How to Be Happy #38: Versachill Out
Here’s a question: “Can reading poems relieve the physiological symptoms of stress and anxiety?” Writing for Nautilus, Marissa Grunes says, “Yes, it can.” In her article “Feeling Stressed? Read a Poem,” Marissa recounts the story of two literary scholars and biographers who, after experiencing a scary hospitalization of their daughter and finding nothing distracting or helpful to read in the waiting room, decided to put together “an anthology of poems to help people through dark times.” One of the two wondered, “Perhaps a mindful reading of a poem can help restore the balance of the nervous system.” (Their book is Stressed, Unstressed: Classic Poems to Ease the Mind.)
Grunes describes how a Harvard Medical School biofeedback researcher and clinician set out to test the versachillification [calming quality of poesy] effect. Marissa volunteered to be one of the test subjects. She got hooked up to a machine that measures HRV (heart rate variability) and cardio-respiratory synchronization. She was told to sit for two minutes and think about “painful, anxiety-inducing events” in her life. She did, and her HRV “tanked” and her breath “was all over the place.” She then read Robert Frost’s “Stopping by Woods on a Snowy Evening” silently to herself. The result: “My indicators rallied and even surged above my baseline levels.” In other words, she versachilled out.
In the nerdier part of her article, Marissa offers this information:
Within a given minute, your heart rate is not perfectly stable. In fact, it varies from beat to beat, moving from (say) 60 beats per minute to 80 beats per minute and then back down — all within a few seconds. It turns out high heart rate variability (HRV) in a resting state directly correlates with mental health, well-being, and even long-term resilience to stressors and trauma.
She then recounts how your heartbeat synchronizes with your breathing “when you’re relaxed and enjoying high HRV” and that reading rhythmic poetry, “especially long six-beat lines, such as ancient Greek poetry,” can increase resting HRV and cardio-respiratory synchronization and induce a “‘flow state’ in which mental focus becomes effortless and enjoyable.”

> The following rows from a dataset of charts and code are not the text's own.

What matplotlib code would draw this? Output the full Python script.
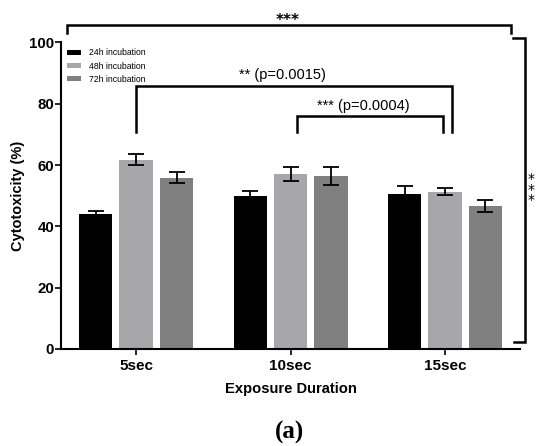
import matplotlib
matplotlib.use("Agg")
import matplotlib.pyplot as plt
import numpy as np

plt.rcParams['font.family'] = ['Liberation Sans', 'DejaVu Sans']

categories = ["5sec", "10sec", "15sec"]
series_names = ["24h incubation", "48h incubation", "72h incubation"]
values_24h = [43.9, 49.9, 50.5]
values_48h = [61.7, 57.1, 51.3]
values_72h = [55.9, 56.5, 46.7]
err_24h = [1.1, 1.7, 2.6]
err_48h = [1.8, 2.3, 1.1]
err_72h = [1.7, 3.0, 2.0]
colors = ["#000000", "#a7a7a9", "#808080"]

fig = plt.figure(figsize=(5.36, 4.46), dpi=100)
ax = fig.add_axes([0.114, 0.2175, 0.856, 0.6875])

x = np.arange(len(categories))
pitch = 0.262
width = 0.214
allv = [values_24h, values_48h, values_72h]
alle = [err_24h, err_48h, err_72h]
for i, (v, e, c, n) in enumerate(zip(allv, alle, colors, series_names)):
    ax.bar(x + (i - 1) * pitch, v, width, color=c, label=n, zorder=2)
    ax.errorbar(x + (i - 1) * pitch, v, yerr=e, fmt='none', ecolor='black',
                elinewidth=1.3, capsize=6, capthick=1.3, zorder=3)

ax.set_xlim(-0.485, 2.485)
ax.set_ylim(0, 100)
ax.set_yticks([0, 20, 40, 60, 80, 100])
ax.set_xticks(x)
ax.set_xticklabels(categories, fontsize=11, fontweight='bold')
for lab in ax.get_yticklabels():
    lab.set_fontweight('bold')
    lab.set_fontsize(10.8)
ax.tick_params(axis='y', length=4, width=1.2, pad=1)
ax.tick_params(axis='x', length=4, width=1.2, pad=3)
for s in ['top', 'right']:
    ax.spines[s].set_visible(False)
for s in ['left', 'bottom']:
    ax.spines[s].set_linewidth(1.5)

ax.set_ylabel("Cytotoxicity (%)", fontsize=10.5, fontweight='bold', labelpad=3)
ax.set_xlabel("Exposure Duration", fontsize=10.6, fontweight='bold', labelpad=7)

leg = ax.legend(loc='upper left', bbox_to_anchor=(0.0, 1.0), frameon=False,
                fontsize=6.2, handlelength=1.6, handleheight=0.5,
                labelspacing=0.5, handletextpad=0.9, borderaxespad=0.3)

lw = 1.8
kw = dict(color='black', lw=lw, clip_on=False, solid_joinstyle='miter')
# top bracket
ax.plot([-0.447, -0.447, 2.427, 2.427], [103.0, 105.6, 105.6, 103.0], **kw)
ax.text(0.98, 104.7, "***", ha='center', va='bottom', fontsize=11,
        fontweight='bold', family=['DejaVu Sans'], clip_on=False)
# right vertical bracket
ax.plot([2.44, 2.518, 2.518, 2.447], [101.4, 101.4, 2.3, 2.3], **kw)
ax.text(2.555, 52, "*\n*\n*", ha='center', va='center', fontsize=10,
        linespacing=0.72, family=['DejaVu Sans'], clip_on=False)
# bracket 2
ax.plot([0.0, 0.0, 2.045, 2.045], [70.75, 85.75, 85.75, 70.75], **kw)
ax.text(0.95, 87.0, "** (p=0.0015)", ha='center', va='bottom', fontsize=10.5)
# bracket 3
ax.plot([1.04, 1.04, 1.99, 1.99], [70.8, 76.0, 76.0, 70.8], **kw)
ax.text(1.47, 77.0, "*** (p=0.0004)", ha='center', va='bottom', fontsize=10.5)

fig.text(290 / 536, 1 - 432 / 446, "(a)", ha='center', va='center',
         fontsize=18, fontweight='bold', family=['Liberation Serif', 'DejaVu Serif'])

fig.savefig("out.png", dpi=100, facecolor='white')
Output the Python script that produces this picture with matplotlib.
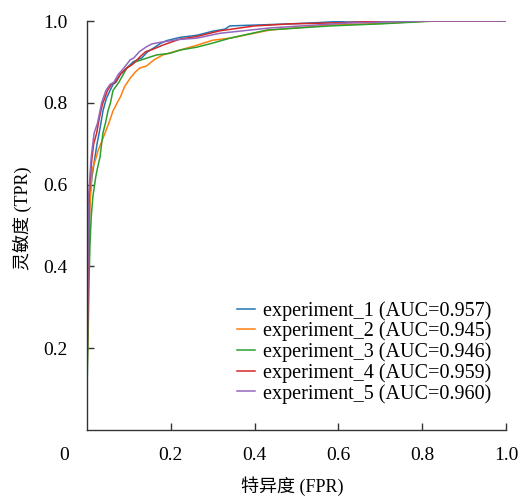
import matplotlib
matplotlib.use("Agg")
import matplotlib.pyplot as plt

# ---- data ----
labels = ["experiment_1", "experiment_2", "experiment_3", "experiment_4", "experiment_5"]
aucs = [0.957, 0.945, 0.946, 0.959, 0.960]

fpr1 = [0, 0, 0.002, 0.004, 0.006, 0.007, 0.012, 0.019, 0.024, 0.029, 0.034, 0.038, 0.046,
        0.055, 0.062, 0.069, 0.08, 0.095, 0.11, 0.131, 0.145, 0.159, 0.175, 0.19, 0.222,
        0.262, 0.30, 0.329, 0.341, 0.40, 0.485, 0.55, 0.62, 1.0]
tpr1 = [0, 0.15, 0.30, 0.42, 0.52, 0.57, 0.62, 0.667, 0.70, 0.726, 0.755, 0.78, 0.81,
        0.83, 0.845, 0.85, 0.87, 0.885, 0.90, 0.91, 0.925, 0.934, 0.945, 0.952, 0.960,
        0.965, 0.975, 0.980, 0.988, 0.990, 0.993, 0.996, 1.0, 1.0]

fpr2 = [0, 0, 0.002, 0.004, 0.007, 0.010, 0.012, 0.020, 0.027, 0.035, 0.043, 0.052, 0.062,
        0.072, 0.080, 0.090, 0.103, 0.115, 0.126, 0.142, 0.160, 0.181, 0.222, 0.26, 0.30,
        0.341, 0.437, 0.58, 0.70, 0.82, 1.0]
tpr2 = [0, 0.10, 0.30, 0.45, 0.55, 0.60, 0.636, 0.66, 0.685, 0.705, 0.726, 0.75, 0.78,
        0.80, 0.815, 0.84, 0.86, 0.875, 0.885, 0.89, 0.905, 0.917, 0.929, 0.94, 0.953,
        0.958, 0.978, 0.990, 0.994, 1.0, 1.0]

fpr3 = [0, 0, 0.003, 0.005, 0.007, 0.010, 0.014, 0.021, 0.026, 0.031, 0.038, 0.044, 0.050,
        0.056, 0.062, 0.076, 0.095, 0.115, 0.142, 0.166, 0.198, 0.222, 0.262, 0.30, 0.341,
        0.43, 0.58, 0.70, 0.83, 1.0]
tpr3 = [0, 0.10, 0.25, 0.37, 0.45, 0.52, 0.57, 0.62, 0.645, 0.667, 0.726, 0.75, 0.78,
        0.80, 0.83, 0.85, 0.885, 0.90, 0.909, 0.917, 0.921, 0.929, 0.936, 0.946, 0.958,
        0.978, 0.988, 0.993, 1.0, 1.0]

fpr4 = [0, 0, 0.002, 0.004, 0.005, 0.008, 0.012, 0.016, 0.023, 0.028, 0.033, 0.038, 0.049,
        0.058, 0.067, 0.080, 0.095, 0.110, 0.127, 0.140, 0.155, 0.181, 0.222, 0.262, 0.317,
        0.40, 0.485, 0.62, 0.70, 1.0]
tpr4 = [0, 0.12, 0.30, 0.45, 0.57, 0.62, 0.667, 0.70, 0.726, 0.755, 0.78, 0.80, 0.83,
        0.845, 0.85, 0.87, 0.885, 0.895, 0.913, 0.925, 0.930, 0.941, 0.956, 0.962, 0.976,
        0.988, 0.993, 0.996, 1.0, 1.0]

fpr5 = [0, 0, 0.002, 0.003, 0.004, 0.007, 0.010, 0.017, 0.025, 0.031, 0.035, 0.045, 0.055,
        0.064, 0.075, 0.088, 0.103, 0.112, 0.125, 0.142, 0.155, 0.181, 0.222, 0.262, 0.317,
        0.437, 0.62, 0.80, 1.0]
tpr5 = [0, 0.15, 0.35, 0.50, 0.57, 0.62, 0.667, 0.726, 0.75, 0.78, 0.80, 0.83, 0.845,
        0.85, 0.87, 0.885, 0.905, 0.91, 0.925, 0.937, 0.944, 0.949, 0.955, 0.958, 0.970,
        0.983, 0.995, 1.0, 1.0]

fprs = [fpr1, fpr2, fpr3, fpr4, fpr5]
tprs = [tpr1, tpr2, tpr3, tpr4, tpr5]
colors = ["#1f77b4", "#ff7f0e", "#2ca02c", "#d62728", "#9467bd"]
xticks = [0.2, 0.4, 0.6, 0.8, 1.0]
yticks = [0.2, 0.4, 0.6, 0.8, 1.0]

# ---- figure ----
W, H = 520, 498
fig = plt.figure(figsize=(W / 100, H / 100), dpi=100)
ax = fig.add_axes([87 / W, (H - 430) / H, (506 - 87) / W, (430 - 21) / H])

serif = ["Liberation Serif", "Noto Sans CJK SC", "DejaVu Sans"]
fs = 14

for f, t, c, lab, a in zip(fprs, tprs, colors, labels, aucs):
    ax.plot(f, t, color=c, lw=1.1, label=f"{lab} (AUC={a:.3f})")

ax.set_xlim(0, 1)
ax.set_ylim(0, 1)
ax.set_xticks(xticks)
ax.set_yticks(yticks)
ax.set_xticklabels([f"{v:.1f}" for v in xticks], family=serif, fontsize=fs)
ax.set_yticklabels([f"{v:.1f}" for v in yticks], family=serif, fontsize=fs)
ax.tick_params(direction="in", length=5, width=1, color="#333333")
ax.tick_params(axis="y", pad=14)
ax.tick_params(axis="x", pad=12)
for s in ["top", "right"]:
    ax.spines[s].set_visible(False)
for s in ["left", "bottom"]:
    ax.spines[s].set_color("#333333")
    ax.spines[s].set_linewidth(1.0)

fig.text(64.5 / W, 1 - 455 / H, "0", family=serif, fontsize=fs, ha="center", va="center")
fig.text(292 / W, 1 - 486 / H, "特异度 (FPR)", family=serif, fontsize=13, ha="center", va="center")
fig.text(22 / W, 1 - 218 / H, "灵敏度 (TPR)", family=serif, fontsize=13, ha="center", va="center",
         rotation=90)

leg = ax.legend(loc="lower right", bbox_to_anchor=(0.984, 0.045), frameon=False,
                prop={"family": serif, "size": 14.5}, handlelength=0.9, handletextpad=0.4,
                labelspacing=0.05, borderaxespad=0.0)

fig.savefig("out.png", dpi=100)
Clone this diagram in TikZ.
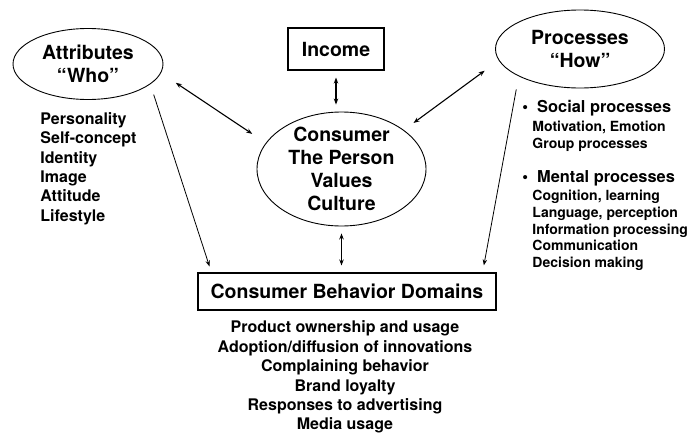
\documentclass[tikz,border=0pt]{standalone}
\usepackage{fontspec}
\setmainfont{TeX Gyre Heros}
\usetikzlibrary{shapes.geometric, arrows.meta}

\newcommand\titlesize{\fontsize{19.5}{23}\selectfont}
\newcommand\listsize{\fontsize{16}{19.4}\selectfont}
\newcommand\headsize{\fontsize{16.4}{19}\selectfont}
\newcommand\itemsize{\fontsize{14}{16.7}\selectfont}

\begin{document}
\begin{tikzpicture}[x=1pt, y=-1pt, font=\bfseries, line width=0.9pt,
  oval/.style={draw, ellipse, inner sep=0pt, inner ysep=-12pt, align=center, font=\bfseries\titlesize},
  box/.style={draw, rectangle, inner sep=0pt, line width=1.1pt, align=center, font=\bfseries\titlesize},
  listtext/.style={inner sep=0pt, align=left, font=\bfseries\listsize},
  headtext/.style={inner sep=0pt, font=\bfseries\headsize},
  itemtext/.style={inner sep=0pt, align=left, font=\bfseries\itemsize},
  dbl/.style={{Stealth[length=6pt,width=4.5pt]}-{Stealth[length=6pt,width=4.5pt]}, line width=1.1pt},
  sgl/.style={-{Stealth[length=6pt,width=4.5pt]}, line width=0.8pt}]
\useasboundingbox (0,0) rectangle (691,434);

% the four main blocks
\node[oval, minimum width=150pt, minimum height=71pt] (attr) at (88,64) {Attributes\\“Who”};
\node[box, minimum width=96pt, minimum height=42pt] (income) at (336,49) {Income};
\node[oval, minimum width=169pt, minimum height=114pt] (cons) at (341.5,169) {Consumer\\The Person\\Values\\Culture};
\node[oval, minimum width=169pt, minimum height=78pt] (proc) at (580,49) {Processes\\“How”};
\node[box, minimum width=298pt, minimum height=37pt] (dom) at (347,291.5) {Consumer Behavior Domains};

% lists under the blocks
\node[listtext, anchor=north west] (who) at (40,112) {Personality\\Self-concept\\Identity\\Image\\Attitude\\Lifestyle};
\node[listtext, anchor=north, align=center] (domlist) at (345,320.5) {Product ownership and usage\\Adoption/diffusion of innovations\\Complaining behavior\\Brand loyalty\\Responses to advertising\\Media usage};
\node[headtext, anchor=base west] (social) at (522,112.5) {\textbullet\hspace{9pt}Social processes};
\node[itemtext, anchor=north west] (socialitems) at (532,121) {Motivation, Emotion\\Group processes};
\node[headtext, anchor=base west] (mental) at (522,182.5) {\textbullet\hspace{9pt}Mental processes};
\node[itemtext, anchor=north west] (mentalitems) at (532,190) {Cognition, learning\\Language, perception\\Information processing\\Communication\\Decision making};

% links
\draw[dbl, shorten <=17.7pt, shorten >=16.3pt] (attr.-7.2) -- (cons.161.9);
\draw[dbl, shorten <=7pt, shorten >=7pt] (income.south) -- (income.south |- cons.north);
\draw[dbl, shorten <=11.9pt, shorten >=17.4pt] (cons.32.1) -- (proc.-172.5);
\draw[dbl, shorten <=7pt, shorten >=7pt] (cons.south) -- (cons.south |- dom.north);
\draw[sgl, shorten <=10.8pt, shorten >=6.3pt] (attr.-18.8) -- (dom.172.6);
\draw[sgl, shorten <=13.3pt, shorten >=7.2pt] (proc.-156.8) -- (dom.8.8);
\end{tikzpicture}
\end{document}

Well, that’s seems simple enough So, today’s lesson in how to be happy is to become a versachillicator. Eschewing those hoary ancient Greeks, I gave it a shot with my favorite poem, Ogden Nash’s “Fleas,” which goes like this:
Adam
Had’em
Sadly, I have no biofeedback equipment to test whether this poem is versachillifective. Given its length, probably not. However, repeating the poem creates a six-beat line, so I might achieve breath-heart synchroncity if I do this:
Adam Had’Em Adam Had’Em
Adam Had’Em Adam Had’Em
Adam Had’Em Adam Had’Em
…and so on. If you try this with “Fleas,” I recommend, based on my personal experience, doing it silently in your head rather than out loud as you walk down a crowded public street. Just saying.